Egusi Soup, debut play from Bruntwood Winning Writer Janice Okoh, is a heart-warming family drama that has all of the ingredients for an entertaining, boulevard-like, theatrical experience.
Anyia’s family, a British Nigerian family, are preparing to celebrate the late Mr Anyia’s memorial in Nigeria: Mrs Anyia, a strong matriarchal figure, is packing with the help of her daughter Grace (Rhoda Ofori-Attah) and Grace’s husband, Dele (Nick Oshikanlu). When Anne (Anniwaa Buachie), the successful barrister daughter, arrives, past conflicts and unhealed present wounds start to re-emerge between the two sisters; the two daughters and their mother; and Grace and her husband Dele. Meanwhile, an unusual pastor, Mr Emmanuel, played with great comic effect by Lace Akpojaro, tries to infiltrate the family business by preaching the word of the Lord.
This play concerns themes of religion and loss, of generational and cultural conflict within the diasporic discourse of a British Nigerian family. The latter is encapsulated by Grace’s marriage to Dele. Grace was born and brought up in the UK, while her husband Dele is from Nigeria. Grace’s doubts about her marriage originate, to some extent, from her inabilities to fit the role of perfect Nigerian woman and to fulfill her dead father’s wish: that of being a good wife to a Nigerian man and starting a family. This, supposedly a tangent story to the main mother-daughter conflict, does not always ring truthfully, nor is it fully developed, and at its worse takes away a little from the main focus of the play.

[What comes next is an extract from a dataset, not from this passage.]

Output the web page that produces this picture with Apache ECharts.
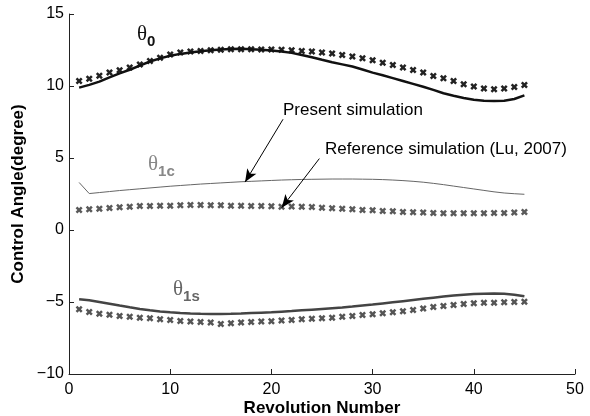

The generational conflict between mother and daughters is, instead, far more complex and more credible. The best moments of the play are those when the slightly caricaturesque yet very believable and compelling character of Mrs Anyia probes and challenges her daughters’ beliefs and life-styles. This is also down to the bravura of Ellen Thomas, who has had a long TV-career and also proves to have a strong stage presence and charisma. Ellen Thomas, together with Lace Akpojaro, are the stars of this production, giving solid, convincing performances, which, unfortunately, cannot be matched by the rest of the cast.
The audience responded very well to the punch-lines and to typical cultural mannerisms but I wonder whether there were too many of these and whether the themes might have needed a slightly more serious tone. Moreover, the drawn-out set, divided into the three different spaces, works against the Soho small theatre studio, which feels quite cramped. On the one hand, one can become close observer to the actions; on the other, a good overview of the whole set is lost, regardless of where you sit.
However, this does not take away too much from the production and the play, which amuses, entertains and introduces us to the story of the Nigerian diaspora in Britain.